How many lines of the material below contain the string "chart"? Answer with the number and nothing else.

** begin GIVEN DATA **

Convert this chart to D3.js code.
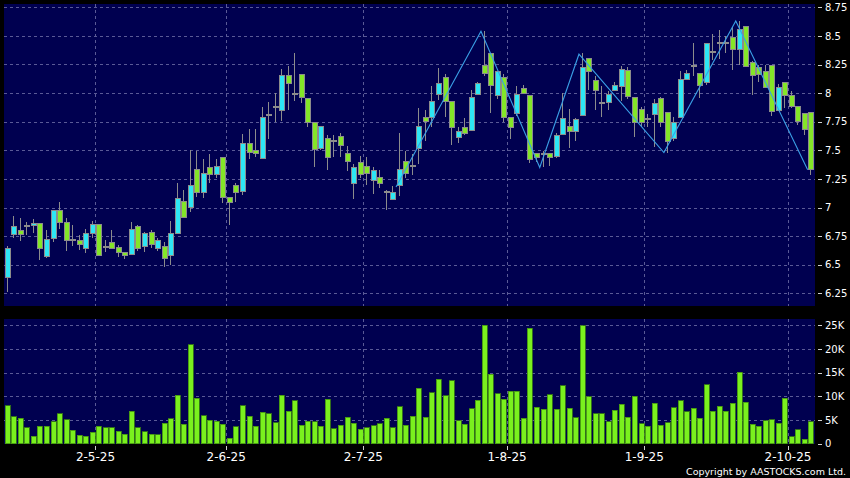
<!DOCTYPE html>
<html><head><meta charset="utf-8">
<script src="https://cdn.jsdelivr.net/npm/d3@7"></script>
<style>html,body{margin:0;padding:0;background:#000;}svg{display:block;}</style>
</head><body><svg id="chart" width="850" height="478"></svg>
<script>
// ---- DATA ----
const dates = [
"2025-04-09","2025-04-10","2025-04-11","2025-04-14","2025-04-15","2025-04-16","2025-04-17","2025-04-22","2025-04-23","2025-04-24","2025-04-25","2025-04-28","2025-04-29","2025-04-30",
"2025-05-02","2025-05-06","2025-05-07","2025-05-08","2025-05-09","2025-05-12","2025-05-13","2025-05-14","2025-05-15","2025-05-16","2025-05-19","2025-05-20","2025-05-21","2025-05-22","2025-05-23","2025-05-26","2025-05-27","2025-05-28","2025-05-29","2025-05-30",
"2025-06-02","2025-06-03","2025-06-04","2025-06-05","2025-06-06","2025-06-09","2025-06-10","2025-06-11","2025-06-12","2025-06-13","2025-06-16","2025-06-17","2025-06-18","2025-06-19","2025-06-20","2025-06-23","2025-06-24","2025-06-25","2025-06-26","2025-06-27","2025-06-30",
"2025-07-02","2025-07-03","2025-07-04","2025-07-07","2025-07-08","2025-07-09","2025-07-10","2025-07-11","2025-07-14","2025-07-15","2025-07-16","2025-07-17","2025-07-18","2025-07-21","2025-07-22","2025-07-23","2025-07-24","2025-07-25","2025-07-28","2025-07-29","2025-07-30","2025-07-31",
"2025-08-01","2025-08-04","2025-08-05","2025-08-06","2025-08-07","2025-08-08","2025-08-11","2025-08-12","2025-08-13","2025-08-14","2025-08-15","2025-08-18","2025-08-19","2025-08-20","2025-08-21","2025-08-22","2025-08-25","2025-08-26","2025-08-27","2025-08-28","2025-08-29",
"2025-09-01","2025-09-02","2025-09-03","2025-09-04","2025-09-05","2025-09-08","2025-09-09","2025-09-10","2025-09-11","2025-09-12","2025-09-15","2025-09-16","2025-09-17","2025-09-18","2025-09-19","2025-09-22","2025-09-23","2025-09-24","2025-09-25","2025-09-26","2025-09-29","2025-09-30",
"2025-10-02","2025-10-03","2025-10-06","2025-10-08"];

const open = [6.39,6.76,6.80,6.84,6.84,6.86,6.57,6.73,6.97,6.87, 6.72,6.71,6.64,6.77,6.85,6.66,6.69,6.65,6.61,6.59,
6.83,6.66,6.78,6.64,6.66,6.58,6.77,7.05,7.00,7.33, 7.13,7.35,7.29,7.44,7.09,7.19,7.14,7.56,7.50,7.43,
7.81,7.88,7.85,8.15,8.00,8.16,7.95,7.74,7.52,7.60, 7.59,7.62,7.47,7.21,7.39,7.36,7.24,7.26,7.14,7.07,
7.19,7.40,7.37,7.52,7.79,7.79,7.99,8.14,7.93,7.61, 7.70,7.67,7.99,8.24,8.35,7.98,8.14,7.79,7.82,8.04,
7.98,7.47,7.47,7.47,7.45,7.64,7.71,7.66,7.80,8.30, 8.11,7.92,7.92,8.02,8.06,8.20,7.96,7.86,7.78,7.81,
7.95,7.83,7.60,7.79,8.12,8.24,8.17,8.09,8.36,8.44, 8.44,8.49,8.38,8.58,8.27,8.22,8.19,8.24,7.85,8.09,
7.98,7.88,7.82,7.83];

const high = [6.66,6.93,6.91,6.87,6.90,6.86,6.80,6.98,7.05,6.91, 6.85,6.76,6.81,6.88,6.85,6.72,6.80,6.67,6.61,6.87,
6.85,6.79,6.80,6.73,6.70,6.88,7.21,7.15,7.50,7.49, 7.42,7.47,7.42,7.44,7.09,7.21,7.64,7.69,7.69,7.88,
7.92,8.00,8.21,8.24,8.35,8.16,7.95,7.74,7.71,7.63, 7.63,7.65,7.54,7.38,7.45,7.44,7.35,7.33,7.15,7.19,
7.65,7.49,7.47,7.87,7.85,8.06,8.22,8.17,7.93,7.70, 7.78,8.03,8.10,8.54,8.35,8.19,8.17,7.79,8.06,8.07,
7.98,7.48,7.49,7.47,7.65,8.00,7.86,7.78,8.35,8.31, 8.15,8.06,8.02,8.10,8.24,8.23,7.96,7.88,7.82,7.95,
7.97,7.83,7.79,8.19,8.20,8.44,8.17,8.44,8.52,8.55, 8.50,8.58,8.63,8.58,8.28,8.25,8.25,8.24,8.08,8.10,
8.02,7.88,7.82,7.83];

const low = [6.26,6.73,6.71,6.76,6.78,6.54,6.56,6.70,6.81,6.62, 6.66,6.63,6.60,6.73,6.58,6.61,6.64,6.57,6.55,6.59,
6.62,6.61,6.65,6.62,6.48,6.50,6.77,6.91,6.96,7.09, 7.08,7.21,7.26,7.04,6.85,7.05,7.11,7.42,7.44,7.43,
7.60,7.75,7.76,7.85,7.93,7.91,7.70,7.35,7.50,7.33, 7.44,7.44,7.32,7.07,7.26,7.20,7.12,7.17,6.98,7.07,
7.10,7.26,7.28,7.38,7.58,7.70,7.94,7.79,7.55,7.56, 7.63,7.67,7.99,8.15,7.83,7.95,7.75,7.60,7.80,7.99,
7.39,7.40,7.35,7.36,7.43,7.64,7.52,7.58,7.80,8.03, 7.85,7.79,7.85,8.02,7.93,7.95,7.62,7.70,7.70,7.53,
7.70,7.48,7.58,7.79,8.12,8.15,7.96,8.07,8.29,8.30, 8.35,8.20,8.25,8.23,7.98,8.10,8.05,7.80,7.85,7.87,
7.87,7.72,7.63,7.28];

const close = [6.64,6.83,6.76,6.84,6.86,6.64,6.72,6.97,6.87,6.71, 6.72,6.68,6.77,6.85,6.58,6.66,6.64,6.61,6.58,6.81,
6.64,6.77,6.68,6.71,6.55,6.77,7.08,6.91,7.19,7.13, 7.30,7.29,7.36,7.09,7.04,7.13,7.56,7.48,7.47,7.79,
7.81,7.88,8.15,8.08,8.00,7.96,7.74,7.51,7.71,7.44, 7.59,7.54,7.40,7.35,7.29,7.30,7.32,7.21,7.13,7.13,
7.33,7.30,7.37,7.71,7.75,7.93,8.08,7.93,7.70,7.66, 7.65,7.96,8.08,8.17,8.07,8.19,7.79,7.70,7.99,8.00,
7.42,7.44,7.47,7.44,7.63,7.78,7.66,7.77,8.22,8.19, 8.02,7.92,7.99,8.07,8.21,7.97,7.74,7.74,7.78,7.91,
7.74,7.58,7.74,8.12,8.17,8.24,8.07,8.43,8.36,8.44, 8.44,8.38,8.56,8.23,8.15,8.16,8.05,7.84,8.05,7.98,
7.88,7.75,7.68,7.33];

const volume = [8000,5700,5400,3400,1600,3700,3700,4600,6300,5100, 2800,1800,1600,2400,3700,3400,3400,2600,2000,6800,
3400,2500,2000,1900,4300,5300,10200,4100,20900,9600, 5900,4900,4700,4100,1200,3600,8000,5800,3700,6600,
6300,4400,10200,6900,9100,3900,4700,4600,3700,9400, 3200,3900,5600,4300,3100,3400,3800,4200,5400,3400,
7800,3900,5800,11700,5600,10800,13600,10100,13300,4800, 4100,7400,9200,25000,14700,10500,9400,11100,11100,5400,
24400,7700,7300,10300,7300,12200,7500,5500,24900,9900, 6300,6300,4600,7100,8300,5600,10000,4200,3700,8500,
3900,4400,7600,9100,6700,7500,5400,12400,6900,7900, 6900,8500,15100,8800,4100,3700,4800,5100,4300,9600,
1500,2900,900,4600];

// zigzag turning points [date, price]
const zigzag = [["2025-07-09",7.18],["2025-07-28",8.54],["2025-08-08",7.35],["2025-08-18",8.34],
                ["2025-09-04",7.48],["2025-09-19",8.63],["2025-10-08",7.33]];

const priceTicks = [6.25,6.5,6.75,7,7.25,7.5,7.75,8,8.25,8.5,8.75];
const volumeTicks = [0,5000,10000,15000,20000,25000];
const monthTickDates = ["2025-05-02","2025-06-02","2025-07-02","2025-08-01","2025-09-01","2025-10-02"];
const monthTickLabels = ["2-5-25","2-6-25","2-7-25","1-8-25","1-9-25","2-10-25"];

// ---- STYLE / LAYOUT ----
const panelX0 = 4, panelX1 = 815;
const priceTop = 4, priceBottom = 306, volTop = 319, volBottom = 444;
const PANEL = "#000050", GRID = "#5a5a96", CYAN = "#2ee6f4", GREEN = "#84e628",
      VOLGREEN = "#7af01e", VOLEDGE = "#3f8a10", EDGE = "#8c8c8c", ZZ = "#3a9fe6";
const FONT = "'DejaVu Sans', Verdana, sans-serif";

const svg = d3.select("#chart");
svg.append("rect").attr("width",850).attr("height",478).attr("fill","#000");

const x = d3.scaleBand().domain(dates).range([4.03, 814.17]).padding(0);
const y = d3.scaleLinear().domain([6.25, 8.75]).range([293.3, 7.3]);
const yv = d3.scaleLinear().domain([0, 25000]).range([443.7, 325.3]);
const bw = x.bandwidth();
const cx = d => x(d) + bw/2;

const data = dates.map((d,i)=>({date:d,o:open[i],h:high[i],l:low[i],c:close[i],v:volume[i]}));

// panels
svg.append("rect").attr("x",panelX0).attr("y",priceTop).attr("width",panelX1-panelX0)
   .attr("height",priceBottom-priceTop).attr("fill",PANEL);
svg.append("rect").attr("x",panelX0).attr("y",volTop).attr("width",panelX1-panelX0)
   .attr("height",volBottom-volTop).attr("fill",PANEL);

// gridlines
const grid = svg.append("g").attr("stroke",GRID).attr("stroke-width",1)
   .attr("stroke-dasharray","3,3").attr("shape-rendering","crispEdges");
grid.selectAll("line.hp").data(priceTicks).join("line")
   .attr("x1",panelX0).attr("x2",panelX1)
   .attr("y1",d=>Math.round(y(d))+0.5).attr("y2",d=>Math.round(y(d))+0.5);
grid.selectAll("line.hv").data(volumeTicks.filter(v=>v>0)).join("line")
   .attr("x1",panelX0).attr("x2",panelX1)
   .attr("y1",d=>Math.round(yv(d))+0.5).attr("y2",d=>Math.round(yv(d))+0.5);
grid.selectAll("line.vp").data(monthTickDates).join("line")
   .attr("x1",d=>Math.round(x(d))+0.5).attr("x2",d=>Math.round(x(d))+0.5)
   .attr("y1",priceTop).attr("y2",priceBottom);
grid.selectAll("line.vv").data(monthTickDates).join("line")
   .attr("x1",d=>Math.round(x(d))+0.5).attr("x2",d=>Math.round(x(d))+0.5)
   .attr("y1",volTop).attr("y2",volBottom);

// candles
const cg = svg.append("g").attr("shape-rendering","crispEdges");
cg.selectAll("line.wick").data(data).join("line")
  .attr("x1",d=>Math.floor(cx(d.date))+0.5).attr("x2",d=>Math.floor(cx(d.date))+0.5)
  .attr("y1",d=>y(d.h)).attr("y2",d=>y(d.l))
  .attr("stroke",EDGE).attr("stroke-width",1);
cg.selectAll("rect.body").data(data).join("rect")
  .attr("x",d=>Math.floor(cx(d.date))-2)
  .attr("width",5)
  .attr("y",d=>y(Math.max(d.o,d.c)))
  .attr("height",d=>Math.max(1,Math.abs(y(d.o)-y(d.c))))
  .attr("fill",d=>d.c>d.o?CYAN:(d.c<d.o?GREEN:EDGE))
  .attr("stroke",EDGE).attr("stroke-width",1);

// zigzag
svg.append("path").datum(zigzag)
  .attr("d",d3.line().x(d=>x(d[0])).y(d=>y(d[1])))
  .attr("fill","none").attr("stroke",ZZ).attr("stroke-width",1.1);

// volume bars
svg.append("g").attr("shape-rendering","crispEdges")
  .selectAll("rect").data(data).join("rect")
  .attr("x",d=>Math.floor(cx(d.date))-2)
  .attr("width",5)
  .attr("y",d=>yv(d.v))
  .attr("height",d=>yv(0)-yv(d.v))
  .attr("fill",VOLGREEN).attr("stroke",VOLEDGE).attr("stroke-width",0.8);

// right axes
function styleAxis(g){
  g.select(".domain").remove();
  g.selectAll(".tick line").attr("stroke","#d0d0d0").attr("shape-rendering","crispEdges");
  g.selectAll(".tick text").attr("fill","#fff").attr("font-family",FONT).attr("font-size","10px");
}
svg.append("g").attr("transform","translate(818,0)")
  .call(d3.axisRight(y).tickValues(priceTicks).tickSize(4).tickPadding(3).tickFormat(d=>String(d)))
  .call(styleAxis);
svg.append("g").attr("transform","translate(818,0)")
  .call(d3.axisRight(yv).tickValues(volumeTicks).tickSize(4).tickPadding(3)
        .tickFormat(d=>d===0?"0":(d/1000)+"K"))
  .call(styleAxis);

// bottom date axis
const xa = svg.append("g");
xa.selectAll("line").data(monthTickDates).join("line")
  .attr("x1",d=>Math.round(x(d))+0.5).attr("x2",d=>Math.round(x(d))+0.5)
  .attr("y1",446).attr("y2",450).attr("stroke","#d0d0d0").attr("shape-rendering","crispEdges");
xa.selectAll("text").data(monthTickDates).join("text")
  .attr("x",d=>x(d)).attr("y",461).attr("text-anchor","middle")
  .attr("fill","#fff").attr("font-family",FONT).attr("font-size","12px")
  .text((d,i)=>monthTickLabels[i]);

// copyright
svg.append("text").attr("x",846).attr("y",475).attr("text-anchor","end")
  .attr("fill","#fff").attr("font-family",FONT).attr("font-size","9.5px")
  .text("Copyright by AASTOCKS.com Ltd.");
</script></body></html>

** end GIVEN DATA **

▶ WRITTEN RESPONSE: 3